▶ INSTRUCTION: Omit the pictures and return every entry exactly as written.

▶ MATERIAL TO PROCESS:
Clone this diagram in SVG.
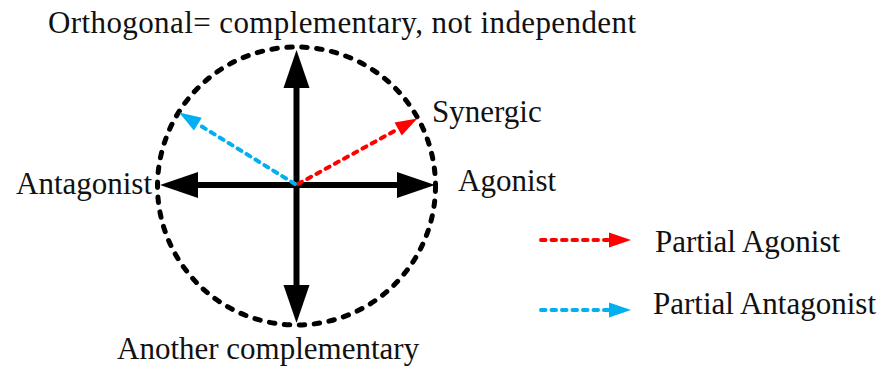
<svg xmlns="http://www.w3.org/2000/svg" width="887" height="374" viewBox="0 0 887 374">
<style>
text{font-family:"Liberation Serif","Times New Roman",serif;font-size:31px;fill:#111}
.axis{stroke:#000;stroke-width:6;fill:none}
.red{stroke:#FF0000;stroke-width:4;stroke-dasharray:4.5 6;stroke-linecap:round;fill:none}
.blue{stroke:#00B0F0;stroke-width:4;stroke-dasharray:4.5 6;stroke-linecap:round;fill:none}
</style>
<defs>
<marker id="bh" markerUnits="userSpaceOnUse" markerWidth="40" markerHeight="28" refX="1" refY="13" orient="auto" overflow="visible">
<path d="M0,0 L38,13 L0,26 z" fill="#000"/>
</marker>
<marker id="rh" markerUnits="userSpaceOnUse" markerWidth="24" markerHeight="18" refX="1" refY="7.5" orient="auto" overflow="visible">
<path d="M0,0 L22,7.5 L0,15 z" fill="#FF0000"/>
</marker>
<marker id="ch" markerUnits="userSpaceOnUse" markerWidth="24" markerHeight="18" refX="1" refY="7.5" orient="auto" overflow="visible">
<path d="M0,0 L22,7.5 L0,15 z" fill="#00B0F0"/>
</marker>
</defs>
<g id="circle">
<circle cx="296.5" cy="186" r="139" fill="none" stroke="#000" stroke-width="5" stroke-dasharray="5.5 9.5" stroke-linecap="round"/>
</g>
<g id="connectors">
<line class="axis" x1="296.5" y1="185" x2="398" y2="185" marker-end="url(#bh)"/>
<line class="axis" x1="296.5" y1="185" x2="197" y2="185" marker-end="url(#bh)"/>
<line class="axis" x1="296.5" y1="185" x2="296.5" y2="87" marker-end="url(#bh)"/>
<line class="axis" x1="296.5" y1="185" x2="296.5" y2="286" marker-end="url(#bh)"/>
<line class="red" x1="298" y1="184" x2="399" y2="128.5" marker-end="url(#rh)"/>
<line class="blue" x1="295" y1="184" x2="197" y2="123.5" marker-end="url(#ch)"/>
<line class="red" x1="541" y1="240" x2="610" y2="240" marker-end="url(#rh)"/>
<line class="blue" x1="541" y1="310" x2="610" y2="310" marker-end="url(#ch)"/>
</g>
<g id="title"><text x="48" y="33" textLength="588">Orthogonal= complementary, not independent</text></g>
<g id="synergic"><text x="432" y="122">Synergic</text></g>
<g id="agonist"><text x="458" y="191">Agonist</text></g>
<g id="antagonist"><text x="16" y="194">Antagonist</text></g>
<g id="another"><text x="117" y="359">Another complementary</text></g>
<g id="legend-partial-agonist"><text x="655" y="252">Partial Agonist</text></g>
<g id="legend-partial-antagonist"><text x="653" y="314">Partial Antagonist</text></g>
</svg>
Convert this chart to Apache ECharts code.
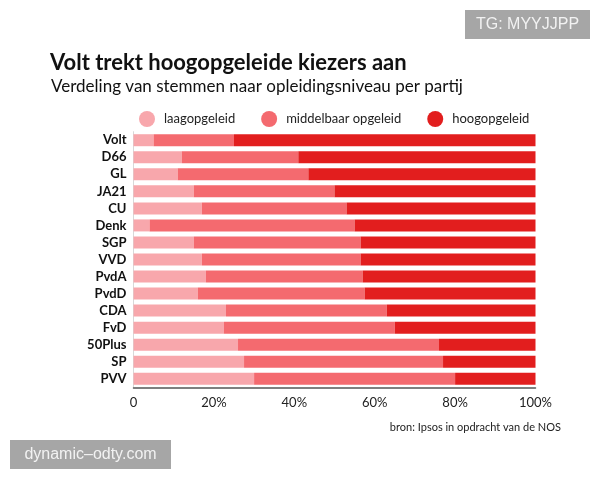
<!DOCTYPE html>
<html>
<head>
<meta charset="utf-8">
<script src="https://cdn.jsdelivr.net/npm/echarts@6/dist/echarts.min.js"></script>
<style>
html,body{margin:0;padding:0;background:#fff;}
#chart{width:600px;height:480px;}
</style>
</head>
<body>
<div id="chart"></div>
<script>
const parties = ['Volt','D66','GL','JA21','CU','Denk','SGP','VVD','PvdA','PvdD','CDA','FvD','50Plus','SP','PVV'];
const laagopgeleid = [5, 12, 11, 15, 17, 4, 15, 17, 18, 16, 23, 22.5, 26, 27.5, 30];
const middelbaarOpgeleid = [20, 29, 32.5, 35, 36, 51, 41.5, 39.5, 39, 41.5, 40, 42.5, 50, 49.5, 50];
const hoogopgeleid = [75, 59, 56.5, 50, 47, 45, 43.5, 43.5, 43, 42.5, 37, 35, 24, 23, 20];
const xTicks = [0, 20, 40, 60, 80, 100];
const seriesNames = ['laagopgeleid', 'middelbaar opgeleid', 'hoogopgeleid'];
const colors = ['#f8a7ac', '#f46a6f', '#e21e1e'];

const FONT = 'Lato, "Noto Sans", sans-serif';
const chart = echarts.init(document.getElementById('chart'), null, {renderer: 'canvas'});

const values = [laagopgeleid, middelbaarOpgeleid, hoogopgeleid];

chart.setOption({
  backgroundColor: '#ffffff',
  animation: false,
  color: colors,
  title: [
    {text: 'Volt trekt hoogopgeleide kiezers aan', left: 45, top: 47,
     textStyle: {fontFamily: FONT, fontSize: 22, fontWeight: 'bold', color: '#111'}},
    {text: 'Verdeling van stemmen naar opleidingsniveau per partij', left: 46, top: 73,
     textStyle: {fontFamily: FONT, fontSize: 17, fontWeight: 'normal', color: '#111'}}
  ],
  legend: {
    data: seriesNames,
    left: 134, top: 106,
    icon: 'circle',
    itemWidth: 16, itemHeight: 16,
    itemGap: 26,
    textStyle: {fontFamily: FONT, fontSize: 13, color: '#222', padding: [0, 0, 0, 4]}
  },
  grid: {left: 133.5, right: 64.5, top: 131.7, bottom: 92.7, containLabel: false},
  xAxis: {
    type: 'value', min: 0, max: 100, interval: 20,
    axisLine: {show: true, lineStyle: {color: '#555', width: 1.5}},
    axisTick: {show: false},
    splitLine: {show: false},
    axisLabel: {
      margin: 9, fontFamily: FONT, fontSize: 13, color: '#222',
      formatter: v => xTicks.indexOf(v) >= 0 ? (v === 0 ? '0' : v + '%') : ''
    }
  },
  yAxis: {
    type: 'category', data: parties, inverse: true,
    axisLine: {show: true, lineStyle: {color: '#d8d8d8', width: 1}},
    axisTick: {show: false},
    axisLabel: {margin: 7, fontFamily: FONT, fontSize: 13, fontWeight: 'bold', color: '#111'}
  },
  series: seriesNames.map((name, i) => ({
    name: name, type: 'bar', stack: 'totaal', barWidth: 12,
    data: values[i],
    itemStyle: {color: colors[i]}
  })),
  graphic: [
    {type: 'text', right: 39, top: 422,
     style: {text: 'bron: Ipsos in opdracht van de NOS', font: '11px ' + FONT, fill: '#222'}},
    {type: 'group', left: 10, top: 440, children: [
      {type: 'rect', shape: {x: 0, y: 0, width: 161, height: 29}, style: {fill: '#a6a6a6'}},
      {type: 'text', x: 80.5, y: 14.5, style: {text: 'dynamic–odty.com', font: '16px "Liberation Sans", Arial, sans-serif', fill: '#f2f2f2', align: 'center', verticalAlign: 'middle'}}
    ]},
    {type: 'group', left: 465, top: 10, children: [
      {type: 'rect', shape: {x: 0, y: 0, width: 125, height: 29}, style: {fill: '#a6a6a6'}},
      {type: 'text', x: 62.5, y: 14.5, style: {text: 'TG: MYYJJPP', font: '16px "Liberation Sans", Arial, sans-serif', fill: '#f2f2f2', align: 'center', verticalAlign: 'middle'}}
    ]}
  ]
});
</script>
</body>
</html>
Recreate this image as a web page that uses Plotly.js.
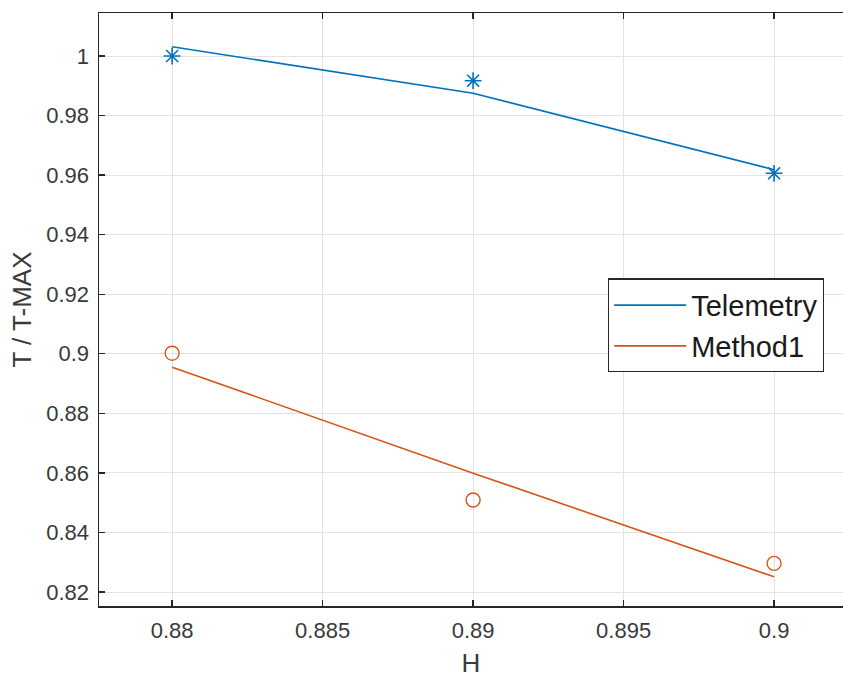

▶ RIGHT ANSWER:
Clone this diagram in SVG.
<svg xmlns="http://www.w3.org/2000/svg" width="887" height="374" viewBox="0 0 887 374">
<style>
text{font-family:"Liberation Serif","Times New Roman",serif;font-size:31px;fill:#111}
.axis{stroke:#000;stroke-width:6;fill:none}
.red{stroke:#FF0000;stroke-width:4;stroke-dasharray:4.5 6;stroke-linecap:round;fill:none}
.blue{stroke:#00B0F0;stroke-width:4;stroke-dasharray:4.5 6;stroke-linecap:round;fill:none}
</style>
<defs>
<marker id="bh" markerUnits="userSpaceOnUse" markerWidth="40" markerHeight="28" refX="1" refY="13" orient="auto" overflow="visible">
<path d="M0,0 L38,13 L0,26 z" fill="#000"/>
</marker>
<marker id="rh" markerUnits="userSpaceOnUse" markerWidth="24" markerHeight="18" refX="1" refY="7.5" orient="auto" overflow="visible">
<path d="M0,0 L22,7.5 L0,15 z" fill="#FF0000"/>
</marker>
<marker id="ch" markerUnits="userSpaceOnUse" markerWidth="24" markerHeight="18" refX="1" refY="7.5" orient="auto" overflow="visible">
<path d="M0,0 L22,7.5 L0,15 z" fill="#00B0F0"/>
</marker>
</defs>
<g id="circle">
<circle cx="296.5" cy="186" r="139" fill="none" stroke="#000" stroke-width="5" stroke-dasharray="5.5 9.5" stroke-linecap="round"/>
</g>
<g id="connectors">
<line class="axis" x1="296.5" y1="185" x2="398" y2="185" marker-end="url(#bh)"/>
<line class="axis" x1="296.5" y1="185" x2="197" y2="185" marker-end="url(#bh)"/>
<line class="axis" x1="296.5" y1="185" x2="296.5" y2="87" marker-end="url(#bh)"/>
<line class="axis" x1="296.5" y1="185" x2="296.5" y2="286" marker-end="url(#bh)"/>
<line class="red" x1="298" y1="184" x2="399" y2="128.5" marker-end="url(#rh)"/>
<line class="blue" x1="295" y1="184" x2="197" y2="123.5" marker-end="url(#ch)"/>
<line class="red" x1="541" y1="240" x2="610" y2="240" marker-end="url(#rh)"/>
<line class="blue" x1="541" y1="310" x2="610" y2="310" marker-end="url(#ch)"/>
</g>
<g id="title"><text x="48" y="33" textLength="588">Orthogonal= complementary, not independent</text></g>
<g id="synergic"><text x="432" y="122">Synergic</text></g>
<g id="agonist"><text x="458" y="191">Agonist</text></g>
<g id="antagonist"><text x="16" y="194">Antagonist</text></g>
<g id="another"><text x="117" y="359">Another complementary</text></g>
<g id="legend-partial-agonist"><text x="655" y="252">Partial Agonist</text></g>
<g id="legend-partial-antagonist"><text x="653" y="314">Partial Antagonist</text></g>
</svg>
Convert this chart to Apache ECharts code.
<!DOCTYPE html>
<html>
<head>
<meta charset="utf-8">
<script src="https://cdn.jsdelivr.net/npm/echarts@6/dist/echarts.min.js"></script>
<style>
html,body{margin:0;padding:0;background:#fff;}
#chart{width:600px;height:480px;}
</style>
</head>
<body>
<div id="chart"></div>
<script>
const parties = ['Volt','D66','GL','JA21','CU','Denk','SGP','VVD','PvdA','PvdD','CDA','FvD','50Plus','SP','PVV'];
const laagopgeleid = [5, 12, 11, 15, 17, 4, 15, 17, 18, 16, 23, 22.5, 26, 27.5, 30];
const middelbaarOpgeleid = [20, 29, 32.5, 35, 36, 51, 41.5, 39.5, 39, 41.5, 40, 42.5, 50, 49.5, 50];
const hoogopgeleid = [75, 59, 56.5, 50, 47, 45, 43.5, 43.5, 43, 42.5, 37, 35, 24, 23, 20];
const xTicks = [0, 20, 40, 60, 80, 100];
const seriesNames = ['laagopgeleid', 'middelbaar opgeleid', 'hoogopgeleid'];
const colors = ['#f8a7ac', '#f46a6f', '#e21e1e'];

const FONT = 'Lato, "Noto Sans", sans-serif';
const chart = echarts.init(document.getElementById('chart'), null, {renderer: 'canvas'});

const values = [laagopgeleid, middelbaarOpgeleid, hoogopgeleid];

chart.setOption({
  backgroundColor: '#ffffff',
  animation: false,
  color: colors,
  title: [
    {text: 'Volt trekt hoogopgeleide kiezers aan', left: 45, top: 47,
     textStyle: {fontFamily: FONT, fontSize: 22, fontWeight: 'bold', color: '#111'}},
    {text: 'Verdeling van stemmen naar opleidingsniveau per partij', left: 46, top: 73,
     textStyle: {fontFamily: FONT, fontSize: 17, fontWeight: 'normal', color: '#111'}}
  ],
  legend: {
    data: seriesNames,
    left: 134, top: 106,
    icon: 'circle',
    itemWidth: 16, itemHeight: 16,
    itemGap: 26,
    textStyle: {fontFamily: FONT, fontSize: 13, color: '#222', padding: [0, 0, 0, 4]}
  },
  grid: {left: 133.5, right: 64.5, top: 131.7, bottom: 92.7, containLabel: false},
  xAxis: {
    type: 'value', min: 0, max: 100, interval: 20,
    axisLine: {show: true, lineStyle: {color: '#555', width: 1.5}},
    axisTick: {show: false},
    splitLine: {show: false},
    axisLabel: {
      margin: 9, fontFamily: FONT, fontSize: 13, color: '#222',
      formatter: v => xTicks.indexOf(v) >= 0 ? (v === 0 ? '0' : v + '%') : ''
    }
  },
  yAxis: {
    type: 'category', data: parties, inverse: true,
    axisLine: {show: true, lineStyle: {color: '#d8d8d8', width: 1}},
    axisTick: {show: false},
    axisLabel: {margin: 7, fontFamily: FONT, fontSize: 13, fontWeight: 'bold', color: '#111'}
  },
  series: seriesNames.map((name, i) => ({
    name: name, type: 'bar', stack: 'totaal', barWidth: 12,
    data: values[i],
    itemStyle: {color: colors[i]}
  })),
  graphic: [
    {type: 'text', right: 39, top: 422,
     style: {text: 'bron: Ipsos in opdracht van de NOS', font: '11px ' + FONT, fill: '#222'}},
    {type: 'group', left: 10, top: 440, children: [
      {type: 'rect', shape: {x: 0, y: 0, width: 161, height: 29}, style: {fill: '#a6a6a6'}},
      {type: 'text', x: 80.5, y: 14.5, style: {text: 'dynamic–odty.com', font: '16px "Liberation Sans", Arial, sans-serif', fill: '#f2f2f2', align: 'center', verticalAlign: 'middle'}}
    ]},
    {type: 'group', left: 465, top: 10, children: [
      {type: 'rect', shape: {x: 0, y: 0, width: 125, height: 29}, style: {fill: '#a6a6a6'}},
      {type: 'text', x: 62.5, y: 14.5, style: {text: 'TG: MYYJJPP', font: '16px "Liberation Sans", Arial, sans-serif', fill: '#f2f2f2', align: 'center', verticalAlign: 'middle'}}
    ]}
  ]
});
</script>
</body>
</html>
Recreate this image as a web page that uses Plotly.js.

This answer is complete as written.